Barongko Talam adalah sintesis harmonis antara cita rasa otentik Barongko dan format penyajian kue talam yang berlapis. Konsep 'talam' (nampan atau wadah pipih) tidak hanya mengacu pada wadah penyajian, tetapi juga pada struktur kue yang biasanya terdiri dari dua lapisan atau lebih: lapisan dasar yang padat (dalam hal ini, Barongko) dan lapisan atas yang creamy, seringkali berwarna putih susu dari santan. Fusi ini memungkinkan Barongko tidak hanya dinikmati sebagai hidangan daun pisang, tetapi juga sebagai potongan kue yang kokoh, bertekstur, dan berlapis, siap disajikan dalam jamuan formal maupun informal dengan tampilan yang jauh lebih rapi dan terukur.

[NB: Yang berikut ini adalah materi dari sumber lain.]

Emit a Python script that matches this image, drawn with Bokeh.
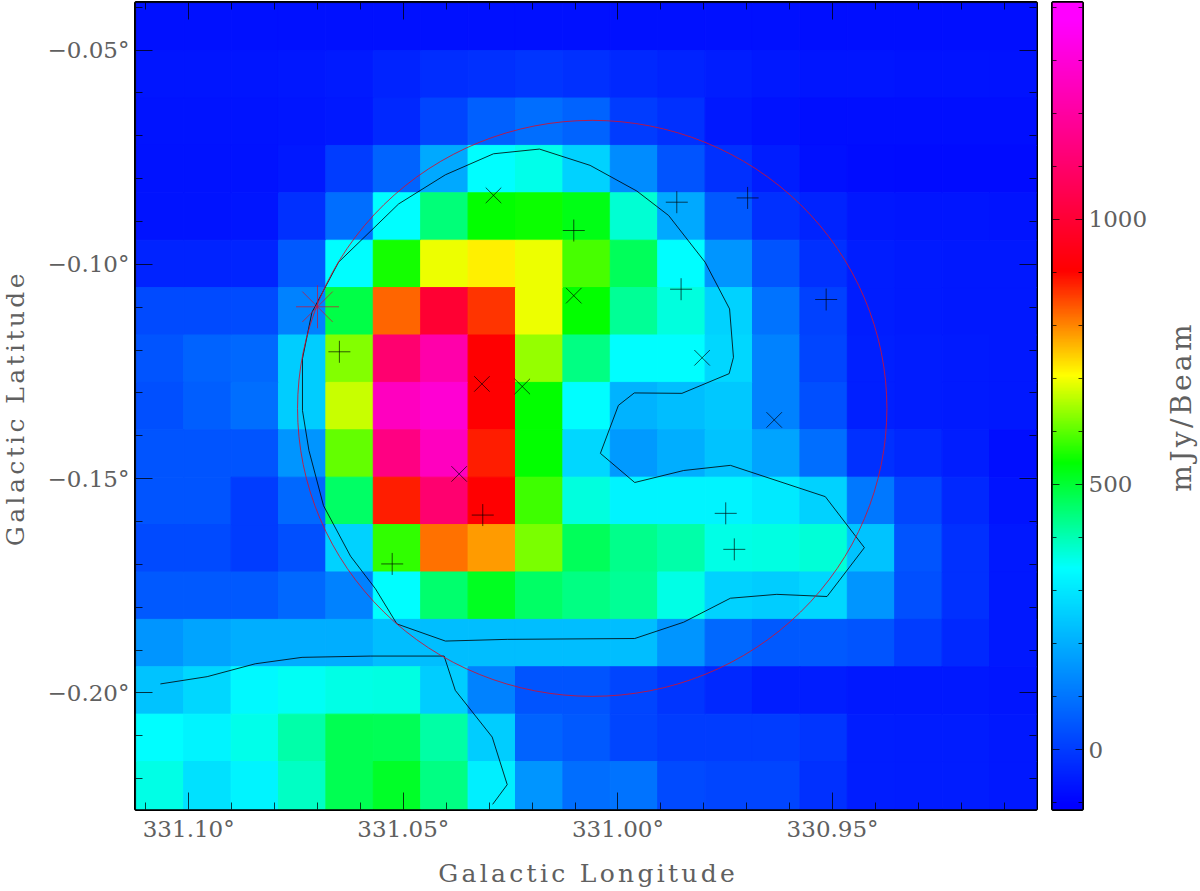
import numpy as np
from bokeh.plotting import figure
from bokeh.layouts import row, column
from bokeh.embed import file_html
from bokeh.resources import INLINE
from bokeh.core.properties import value
from bokeh.models import Range1d, LinearAxis, FixedTicker, LinearColorMapper, ColumnDataSource, GlobalInlineStyleSheet
from bokeh.transform import transform

# mJy/Beam per cell, top row first, left column (highest longitude) first
z_rows = [
 [-76,-76,-76,-76,-76,-76,-76,-76,-76,-76,-76,-76,-76,-76,-78,-78,-78,-78,-78],
 [-68,-68,-66,-64,-58,-44,-26,-18,-9,-18,-35,-44,-52,-62,-66,-68,-70,-70,-72],
 [-70,-70,-70,-67,-61,-35,17,63,87,70,0,-18,-61,-74,-78,-78,-79,-79,-79],
 [-74,-74,-74,-61,0,70,192,341,357,262,140,44,-18,-52,-76,-82,-84,-84,-84],
 [-70,-70,-68,-18,87,341,447,541,547,525,376,192,52,-18,-44,-65,-67,-68,-70],
 [-44,-42,-40,52,341,554,693,718,693,586,470,341,157,44,-18,-52,-58,-60,-62],
 [26,26,28,122,486,826,996,865,693,541,423,368,262,96,9,-52,-58,-60,-62],
 [44,70,79,254,625,1107,1218,904,638,439,341,341,271,122,17,-48,-56,-58,-60],
 [35,61,87,254,670,1255,1292,904,541,341,210,227,245,122,35,-48,-56,-58,-60],
 [44,44,44,157,606,1144,1255,881,541,271,166,201,236,184,87,-18,-35,-52,-79],
 [44,44,0,79,463,881,1107,904,580,368,323,323,323,306,262,105,17,-35,-70],
 [26,26,0,35,262,573,815,784,619,470,431,408,361,365,372,236,44,-18,-61],
 [52,52,52,79,122,341,455,517,463,439,423,361,262,254,271,157,35,-18,-61],
 [157,184,201,201,201,227,227,227,227,227,227,157,79,52,52,44,0,-35,-61],
 [236,271,332,349,361,365,254,122,44,44,17,-9,-35,-52,-52,-61,-61,-61,-66],
 [341,323,357,408,478,474,412,254,70,52,17,0,0,0,-9,-52,-56,-56,-61],
 [361,289,323,388,478,510,439,315,157,87,96,26,17,17,-18,-52,-56,-56,-61],
]
first_col_lon = 331.1067
first_row_lat = -0.0446
cell_lon = 0.011043
cell_lat = 0.011059

contour1_lon = [331.0735,331.0713,331.0651,331.0511,331.0402,331.0290,331.0183,331.0065,330.9956,330.9882,
                330.9797,330.9740,330.9731,330.9741,330.9851,330.9962,330.9999,331.0041,330.9961,330.9847,
                330.9738,330.9517,330.9426,330.9513,330.9630,330.9738,330.9847,330.9961,331.0258,331.0402,
                331.0515,331.0565,331.0623,331.0686,331.0720,331.0735,331.0735]
contour1_lat = [-0.1220,-0.1112,-0.0995,-0.0859,-0.0791,-0.0742,-0.0731,-0.0769,-0.0829,-0.0886,
                -0.0995,-0.1104,-0.1217,-0.1255,-0.1301,-0.1300,-0.1329,-0.1441,-0.1509,-0.1481,
                -0.1469,-0.1542,-0.1661,-0.1775,-0.1770,-0.1779,-0.1835,-0.1873,-0.1875,-0.1879,
                -0.1839,-0.1757,-0.1681,-0.1563,-0.1434,-0.1341,-0.1220]
contour2_lon = [331.1066,331.0957,331.0845,331.0736,331.0577,331.0405,331.0379,331.0293,331.0258,331.0292]
contour2_lat = [-0.1979,-0.1962,-0.1932,-0.1917,-0.1914,-0.1914,-0.1994,-0.2103,-0.2214,-0.2260]

plus_lon = [331.0103,331.0649,330.9863,330.9698,330.9853,330.9515,331.0315,331.0526,330.9749,330.9729]
plus_lat = [-0.0921,-0.1204,-0.0855,-0.0845,-0.1058,-0.1082,-0.1585,-0.1699,-0.1581,-0.1665]
cross_lon = [331.0290,331.0103,331.0317,331.0223,331.0370,330.9804,330.9636]
cross_lat = [-0.0839,-0.1073,-0.1279,-0.1285,-0.1489,-0.1218,-0.1363]
star_lon = [331.0700]
star_lat = [-0.1099]

circle_lon = 331.0060
circle_lat = -0.1336
circle_w = 0.1373
circle_h = 0.1344

lon_major = [331.10,331.05,331.00,330.95]
lat_major = [-0.05,-0.10,-0.15,-0.20]
lon_minor = [331.11,331.09,331.08,331.07,331.06,331.04,331.03,331.02,331.01,330.99,330.98,330.97,330.96,330.94,330.93,330.92,330.91]
lat_minor = [-0.04,-0.06,-0.07,-0.08,-0.09,-0.11,-0.12,-0.13,-0.14,-0.16,-0.17,-0.18,-0.19,-0.21,-0.22]
lon_labels = {331.10:"331.10°",331.05:"331.05°",331.00:"331.00°",330.95:"330.95°"}
lat_labels = {-0.05:"−0.05°",-0.10:"−0.10°",-0.15:"−0.15°",-0.20:"−0.20°"}
cb_major = [0,500,1000]
cb_minor = [-100,100,200,300,400,600,700,800,900,1100,1200,1300,1400]
cb_labels = {0:"0",500:"500",1000:"1000"}
x_title = "Galactic Longitude"
y_title = "Galactic Latitude"
cb_title = "mJy/Beam"

# colour scale: stops of the rainbow along the bar
stop_vals = [-105,341,541,706,904,1375]
stop_r = [0,0,0,255,255,255]
stop_g = [0,255,255,255,0,0]
stop_b = [255,255,0,0,0,255]
vmin, vmax = -113, 1409
grid = np.linspace(vmin, vmax, 512)
rr = np.interp(grid, stop_vals, stop_r).round().astype(int)
gg = np.interp(grid, stop_vals, stop_g).round().astype(int)
bb = np.interp(grid, stop_vals, stop_b).round().astype(int)
palette = ["#%02x%02x%02x" % t for t in zip(rr, gg, bb)]
mapper = LinearColorMapper(palette=palette, low=vmin, high=vmax)

FONT = "DejaVu Serif"
TXT = "#606060"

def style_axis(ax, major, minor, labels=None, tick_in=17, minor_in=7):
    ax.ticker = FixedTicker(ticks=major, minor_ticks=minor)
    ax.major_tick_in = tick_in; ax.major_tick_out = 0
    ax.minor_tick_in = minor_in; ax.minor_tick_out = 0
    ax.axis_line_color = None
    ax.major_tick_line_color = "#000000"; ax.minor_tick_line_color = "#000000"
    ax.major_tick_line_alpha = 0.75; ax.minor_tick_line_alpha = 0.75
    if labels:
        ax.major_label_overrides = labels
        ax.major_label_text_font = FONT
        ax.major_label_text_font_size = "23px"
        ax.major_label_text_color = TXT
        ax.major_label_standoff = 6
    else:
        ax.major_label_overrides = {t: "" for t in major}
        ax.major_label_text_font_size = "1px"
        ax.major_label_standoff = 0

def title_fig(w, h, text, size, spacing, angle=0.0, xo=0, yo=0):
    f = figure(width=w, height=h, output_backend="svg", toolbar_location=None,
               x_range=Range1d(0, 1), y_range=Range1d(0, 1),
               x_axis_location=None, y_axis_location=None,
               min_border=0, outline_line_color=None, styles={"letter-spacing": spacing})
    f.grid.visible = False
    f.text(x=[0.5], y=[0.5], text=[text], angle=angle, text_align="center", text_baseline="middle",
           x_offset=xo, y_offset=yo, text_font=value(FONT), text_font_size=size, text_color=TXT)
    return f

p = figure(width=1009, height=855, output_backend="svg", toolbar_location=None,
           x_range=Range1d(331.1124, 330.9025), y_range=Range1d(-0.2272, -0.0389),
           x_axis_location=None, y_axis_location=None,
           min_border_left=101, min_border_right=7, min_border_top=2, min_border_bottom=46)
p.grid.visible = False
p.outline_line_color = "#000000"; p.outline_line_width = 3

nrow, ncol = len(z_rows), len(z_rows[0])
lon_c = first_col_lon - np.arange(ncol) * cell_lon
lat_c = first_row_lat - np.arange(nrow) * cell_lat
LON, LAT = np.meshgrid(lon_c, lat_c)
src = ColumnDataSource(dict(lon=LON.ravel(), lat=LAT.ravel(), z=np.array(z_rows, float).ravel()))
cm = transform("z", mapper)
p.rect("lon", "lat", width=cell_lon, height=cell_lat, source=src, fill_color=cm, line_color=cm, line_width=1)

p.line(contour1_lon, contour1_lat, line_color="#000000", line_width=1, line_alpha=0.8)
p.line(contour2_lon, contour2_lat, line_color="#000000", line_width=1, line_alpha=0.8)
p.ellipse(x=[circle_lon], y=[circle_lat], width=circle_w, height=circle_h, fill_color=None,
          line_color="#d01030", line_width=1, line_alpha=0.85)
p.scatter(plus_lon, plus_lat, marker="cross", size=22, fill_color=None, line_color="#000000", line_alpha=0.65, line_width=1)
p.scatter(cross_lon, cross_lat, marker="x", size=22, fill_color=None, line_color="#000000", line_alpha=0.65, line_width=1)
p.scatter(star_lon, star_lat, marker="asterisk", size=43, fill_color=None, line_color="#d01030", line_alpha=0.7, line_width=1)

b = LinearAxis(); style_axis(b, lon_major, lon_minor, lon_labels); p.add_layout(b, "below")
l = LinearAxis(); style_axis(l, lat_major, lat_minor, lat_labels); p.add_layout(l, "left")
t = LinearAxis(); style_axis(t, lon_major, lon_minor); p.add_layout(t, "above")
r = LinearAxis(); style_axis(r, lat_major, lat_minor); p.add_layout(r, "right")

cb = figure(width=109, height=855, output_backend="svg", toolbar_location=None,
            x_range=Range1d(0, 1), y_range=Range1d(vmin, vmax),
            x_axis_location=None, y_axis_location=None,
            min_border_left=9, min_border_right=70, min_border_top=2, min_border_bottom=46)
cb.grid.visible = False
cb.outline_line_color = "#000000"; cb.outline_line_width = 3
cb.image(image=[grid.reshape(-1, 1)], x=0, y=vmin, dw=1, dh=vmax - vmin, color_mapper=mapper)
cl = LinearAxis(); style_axis(cl, cb_major, cb_minor, None, 7, 4); cb.add_layout(cl, "left")
cr = LinearAxis(); style_axis(cr, cb_major, cb_minor, cb_labels, 7, 4); cb.add_layout(cr, "right")

y_fig = title_fig(34, 855, y_title, "25px", "3.4px", angle=np.pi/2, xo=-2, yo=31)
cb_fig = title_fig(48, 855, cb_title, "28px", "3.4px", angle=np.pi/2, xo=5, yo=14)
x_fig = title_fig(1200, 36, x_title, "25px", "3.3px", xo=-42, yo=0)

page = column(row(y_fig, p, cb, cb_fig, spacing=0), x_fig, spacing=0,
              stylesheets=[GlobalInlineStyleSheet(css="html,body{margin:0;padding:0;overflow:hidden}")])
open("out.html", "w").write(file_html(page, INLINE))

Intisari Barongko Talam: Transformasi dari bungkus daun (Barongko tradisional) menjadi lapisan kokoh (struktur Talam), menjaga esensi rasa pisang Kepok yang manis alami dan santan yang gurih. Inovasi ini menciptakan pengalaman rasa yang familiar namun dengan sensasi tekstur yang berbeda dan presentasi yang jauh lebih memikat mata.

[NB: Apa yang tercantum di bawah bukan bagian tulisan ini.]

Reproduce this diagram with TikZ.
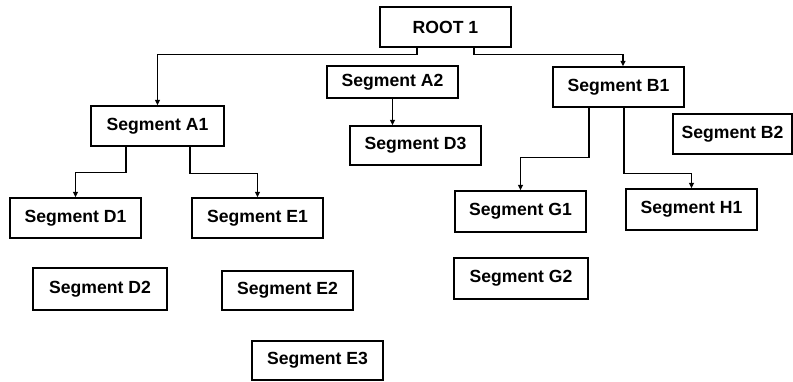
\documentclass[tikz,border=0pt]{standalone}
\usepackage{fontspec}
\setmainfont{Liberation Sans}
\usetikzlibrary{arrows.meta}

\tikzset{
  segbox/.style={draw, line width=1.4pt, inner sep=0pt, align=center,
    font=\fontsize{17.6}{20}\selectfont\bfseries},
  conn/.style={line width=1.4pt, -{Triangle[width=5pt,length=5.5pt]}},
}

\begin{document}
\begin{tikzpicture}[x=1pt, y=-1pt]
  \useasboundingbox (0,0) rectangle (793,381);

  % top level
  \node[segbox, minimum width=131pt, minimum height=40pt] (R)  at (445.5,27)  {ROOT 1};
  \node[segbox, minimum width=131pt, minimum height=32pt] (A2) at (392.5,82)  {Segment A2};
  \node[segbox, minimum width=131pt, minimum height=40pt] (B1) at (618.5,87)  {Segment B1};

  % second level
  \node[segbox, minimum width=133pt, minimum height=40pt] (A1) at (157.5,126) {Segment A1};
  \node[segbox, minimum width=131pt, minimum height=39pt] (D3) at (415.5,145.5) {Segment D3};
  \node[segbox, minimum width=119pt, minimum height=40pt] (B2) at (732.5,134) {Segment B2};

  % third level
  \node[segbox, minimum width=131pt, minimum height=40pt] (D1) at (75.5,218)  {Segment D1};
  \node[segbox, minimum width=131pt, minimum height=40pt] (E1) at (257.5,218) {Segment E1};
  \node[segbox, minimum width=131pt, minimum height=41pt] (G1) at (520.5,211.5) {Segment G1};
  \node[segbox, minimum width=131pt, minimum height=41pt] (H1) at (691.5,209.5) {Segment H1};

  % loose segments
  \node[segbox, minimum width=134pt, minimum height=42pt] (D2) at (100,289)   {Segment D2};
  \node[segbox, minimum width=131pt, minimum height=39pt] (E2) at (287.5,290.5) {Segment E2};
  \node[segbox, minimum width=134pt, minimum height=41pt] (G2) at (521,278.5) {Segment G2};
  \node[segbox, minimum width=131pt, minimum height=39pt] (E3) at (317.5,360.5) {Segment E3};

  % connectors
  \draw[conn] ([xshift=-28.5pt]R.south) -- ++(0,6.5) -| (A1.north);
  \draw[conn] ([xshift=28.5pt]R.south) -- ++(0,6.5) -| ([xshift=4.5pt]B1.north);
  \draw[conn] (A2.south) -- (A2.south |- D3.north);
  \draw[conn] ([xshift=-31.5pt]A1.south) -- ++(0,25.5) -| (D1.north);
  \draw[conn] ([xshift=32.5pt]A1.south) -- ++(0,26.5) -| (E1.north);
  \draw[conn] ([xshift=-29.5pt]B1.south) -- ++(0,49.5) -| (G1.north);
  \draw[conn] ([xshift=5.5pt]B1.south) -- ++(0,65.5) -| (H1.north);
\end{tikzpicture}
\end{document}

Akar Filosofi Barongko Tradisional
Untuk memahami Barongko Talam, kita harus kembali ke akarnya. Barongko bukan sekadar hidangan manis; ia memiliki kedudukan sosial yang tinggi dalam tradisi Bugis. Secara historis, Barongko merupakan hidangan yang wajib disajikan kepada raja-raja dan bangsawan. Kue ini melambangkan penghormatan, kemurnian, dan doa untuk kemakmuran, seringkali menjadi elemen sentral dalam upacara adat seperti pernikahan, akikah, atau penyambutan tamu penting.

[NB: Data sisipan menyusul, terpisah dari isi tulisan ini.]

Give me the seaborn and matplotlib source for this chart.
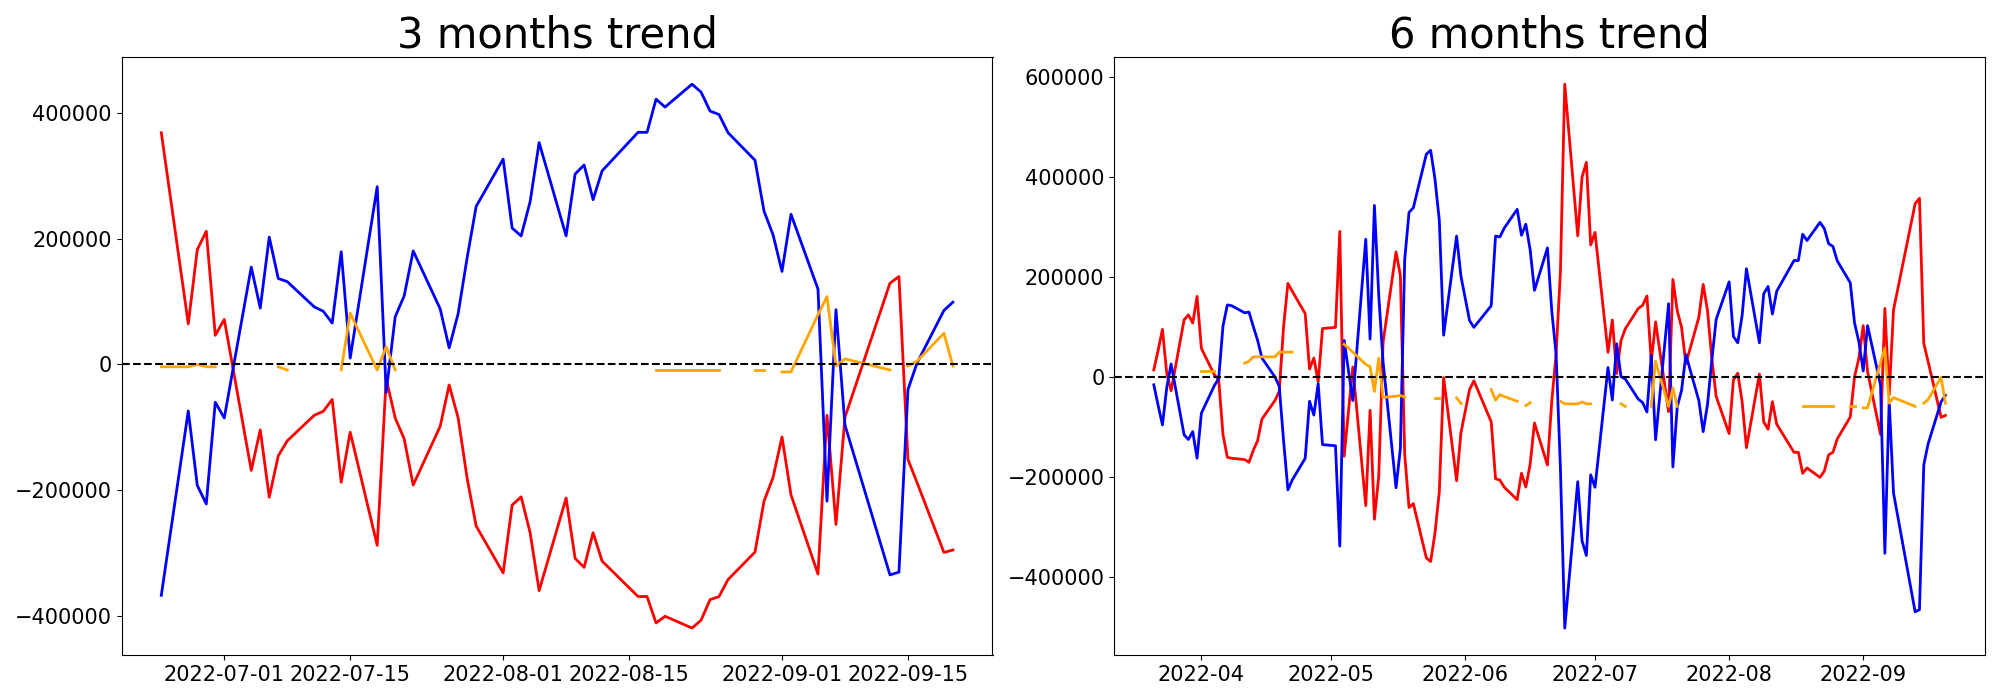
"""
3 months / 6 months net buying trend (red / blue / orange) with zero line.
"""

import numpy as np
import pandas as pd
import matplotlib
matplotlib.use("Agg")
import matplotlib.pyplot as plt
import seaborn as sns

nan = np.nan

# Trading days (KRX calendar, market holidays removed)
start_date = "2022-03-21"
end_date = "2022-09-20"
market_holidays = ["2022-05-05", "2022-06-01", "2022-06-06",
                   "2022-08-15", "2022-09-09", "2022-09-12"]

# ---- 6 months (126 trading days) ----
red_6m = [
    15000, 54000, 96000, 7000, -26800, 115000, 125000, 108700, 162000,
    58000, 5000, -4700, -115000, -160000, -162000, -164600, -170000, -146000, -126800,
    -83500, -46500, -28000, 101600, 188000, 172400, 127500, 16500, 38600, -8700, 97600,
    100000, 292000, -158000, 20500, -256700, -66000, -284000, -197600, 70000, 251000,
    204000, -154000, -260600, -252800, -361400, -368500, -311800, -229000, -800, -207000, -111000,
    -24400, -7000, -89000, -203000, -205500, -219700, -244900, -192000, -219700, -174000,
    -91300, -175600, -48000, 46500, 211800, 586600, 283100, 400800, 430200, 264900,
    290000, 50200, 114700, 7600, 73400, 97200, 137800, 144100, 162900, 31400, 110900,
    -68700, 196000, 133500, 100300, 27000, 120300, 186000, 133500, 37600, -38100,
    -112600, -4900, 8300, -48700, -140700, 6400, -89400, -103800, -48700, -93800, -150100,
    -150100, -192100, -181400, -200200, -187700, -155100, -150100, -123200, -79400, 1400, 38900,
    103400, 11400, -114400, 137800, -35600, 134700, 347600, 358200, 67700, 31400, -80000, -76200,
]
blue_6m = [
    -15000, -56000, -95300, -20000, 26800, -115000, -124400, -108700, -162000,
    -71700, -16500, -2400, 103100, 144900, 143300, 129100, 130700, 101600, 74000,
    38600, 800, -18100, -126800, -225200, -205500, -162000, -48000, -75600, -12600, -134600,
    -137000, -337800, 74000, -46500, 276400, 76400, 344000, 164500, 30700, -221000,
    -142500, 235400, 330000, 339400, 446500, 454300, 396800, 314200, 84300, 282700, 202400,
    113400, 100000, 143300, 282700, 281000, 298400, 336200, 284300, 306300, 255100,
    174000, 259000, 133000, 46500, -182000, -501800, -208900, -327200, -356600, -195100,
    -220100, 19600, -45500, 67200, 1500, -3500, -43600, -50500, -69300, 44000, -125000,
    147300, -179400, -59300, -26100, 45300, -46700, -108700, -54200, 34600, 116000,
    191100, 81600, 69100, 123500, 217400, 69100, 167400, 181800, 126700, 172400, 233700,
    233700, 286300, 273800, 310100, 297600, 267500, 261900, 233100, 189300, 108500, 71000,
    12700, 103500, -15400, -352200, -48000, -231400, -469300, -464900, -175100, -133100, -49200, -36100,
]
orange_6m = [
    nan, nan, nan, nan, nan, nan, nan, nan, nan,
    12600, 12600, nan, nan, nan, nan, 28300, 32300, 41000, 41000,
    41000, 41000, 50400, 50400, 50400, 50400, nan, nan, nan, nan, nan,
    nan, nan, 66000, 50400, 26000, 21300, -28300, 38600, -40000, -37800,
    -36200, -40000, nan, nan, nan, nan, -41000, -41000, nan, -41000, -52400,
    nan, nan, -24500, -45800, -34500, -38400, -47800, nan, -56400, -51000,
    nan, nan, nan, nan, -48000, -53100, -53100, -49300, -53100, -53100,
    nan, nan, nan, nan, -53100, -58100, nan, nan, nan, -58100, 32100,
    -58100, -21100, -58100, nan, nan, nan, nan, nan, nan, nan,
    nan, nan, nan, nan, nan, nan, nan, nan, nan, nan, nan,
    nan, -58100, -58100, -58100, -58100, -58100, -58100, nan, -58100, -58100, nan,
    -61200, -61200, 29600, 58400, -51800, -40500, -58100, nan, -51800, -44300, 200, -51800,
]

# ---- 3 months (last 60 trading days) ----
red_3m = [
    368000, 64500, 182200, 211600, 46300, 71400, -168400, -103900, -211000, -145200,
    -121400, -80800, -74500, -55700, -187200, -107700, -287300, -22600, -85100, -118300,
    -191600, -98300, -32600, -85100, -181000, -256700, -331200, -223500, -210300, -267300,
    -359300, -212200, -308000, -322400, -267300, -312400, -368700, -368700, -410700, -400000,
    -418800, -406300, -373700, -368700, -341800, -298000, -217200, -179700, -115200, -207200,
    -333000, -80800, -254200, -83900, 129000, 139600, -150900, -187200, -298600, -294800,
]
blue_3m = [
    -366800, -73900, -192200, -221600, -60100, -85100, 154600, 89500, 202200, 136500,
    131500, 91400, 84500, 65700, 179000, 10000, 282300, -44400, 75700, 108900,
    180300, 88300, 26300, 80800, 169600, 251000, 326100, 216600, 204100, 258500,
    352400, 204100, 302400, 316800, 261700, 307400, 368700, 368700, 421300, 408800,
    445100, 432600, 402500, 396900, 368100, 324300, 243500, 206000, 147700, 238500,
    119600, -217200, 87000, -96400, -334300, -329900, -40100, 1900, 85800, 98900,
]
orange_3m = [
    -3800, -3800, 0, -3800, -3800, nan, nan, nan, nan, -3800,
    -8800, nan, nan, nan, -8800, 81400, -8800, 28200, -8800, nan,
    nan, nan, nan, nan, nan, nan, nan, nan, nan, nan,
    nan, nan, nan, nan, nan, nan, nan, nan, -8800, -8800,
    -8800, -8800, -8800, -8800, nan, -8800, -8800, nan, -11900, -11900,
    78900, 107700, -2500, 8800, -8800, nan, -2500, 5000, 49500, -2500,
]

dates_6m = pd.bdate_range(start_date, end_date).drop(pd.to_datetime(market_holidays))
dates_3m = dates_6m[-60:]


def draw_trend(ax, dates, red, blue, orange, title):
    df = pd.DataFrame({"date": dates, "red": red, "blue": blue, "orange": orange})
    # orange has gaps: give each unbroken run its own unit so gaps stay open
    df["seg"] = df["orange"].isna().cumsum()

    sns.lineplot(data=df, x="date", y="red", color="red", linewidth=2, ax=ax)
    sns.lineplot(data=df, x="date", y="blue", color="blue", linewidth=2, ax=ax)
    sns.lineplot(data=df.dropna(subset=["orange"]), x="date", y="orange",
                 units="seg", estimator=None, color="orange", linewidth=2, ax=ax)
    ax.axhline(0, color="black", linestyle="--", linewidth=1.5)

    ax.set_title(title, fontsize=30)
    ax.set_xlabel("")
    ax.set_ylabel("")
    ax.tick_params(labelsize=15)


fig, axes = plt.subplots(1, 2, figsize=(20, 7), dpi=100)

draw_trend(axes[0], dates_3m, red_3m, blue_3m, orange_3m, "3 months trend")
draw_trend(axes[1], dates_6m, red_6m, blue_6m, orange_6m, "6 months trend")

plt.tight_layout()
plt.savefig("out.png")
plt.close()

Peran Penting Pisang Kepok
Bahan baku utama, pisang kepok, adalah kunci kesuksesan Barongko. Pemilihan jenis pisang ini sangat krusial karena karakteristiknya. Pisang kepok memiliki kandungan pati yang ideal dan rasa manis yang tidak terlalu tajam, memberikan tekstur akhir yang lembut namun tidak lembek setelah dikukus. Tekstur inilah yang menjadi pembeda utama antara Barongko dengan olahan pisang lainnya. Proses penghalusan pisang harus dilakukan dengan seksama, memastikan semua serat dipecah, menciptakan adonan yang homogen dan mulus sempurna. Dalam konteks Barongko Talam, kehomogenan ini adalah pondasi utama agar lapisan bawah dapat menopang lapisan atas dengan baik tanpa retak atau amblas.
Proses Pengukusan dan Simbolisme Daun Pisang
Secara tradisional, Barongko dikukus dalam bungkusan daun pisang (disebut juga sebagai 'tutuq'). Daun pisang tidak hanya berfungsi sebagai wadah; ia juga menyumbangkan aroma khas, aroma hijau tanah yang hangat, yang menyerap ke dalam adonan pisang selama proses pematangan. Meskipun Barongko Talam mengadopsi cetakan modern, filosofi pengukusan tetap dipertahankan. Proses pengukusan yang lambat dan merata (biasanya 45 hingga 60 menit) adalah esensial untuk mengaktifkan pati dalam pisang dan mengikat santan agar menghasilkan konsistensi yang padat seperti puding, namun tetap lembut saat disentuh lidah. Kecepatan pengukusan yang terlalu tinggi dapat menyebabkan Barongko menjadi ‘pecah’ atau berair, merusak struktur yang sangat dibutuhkan dalam format talam.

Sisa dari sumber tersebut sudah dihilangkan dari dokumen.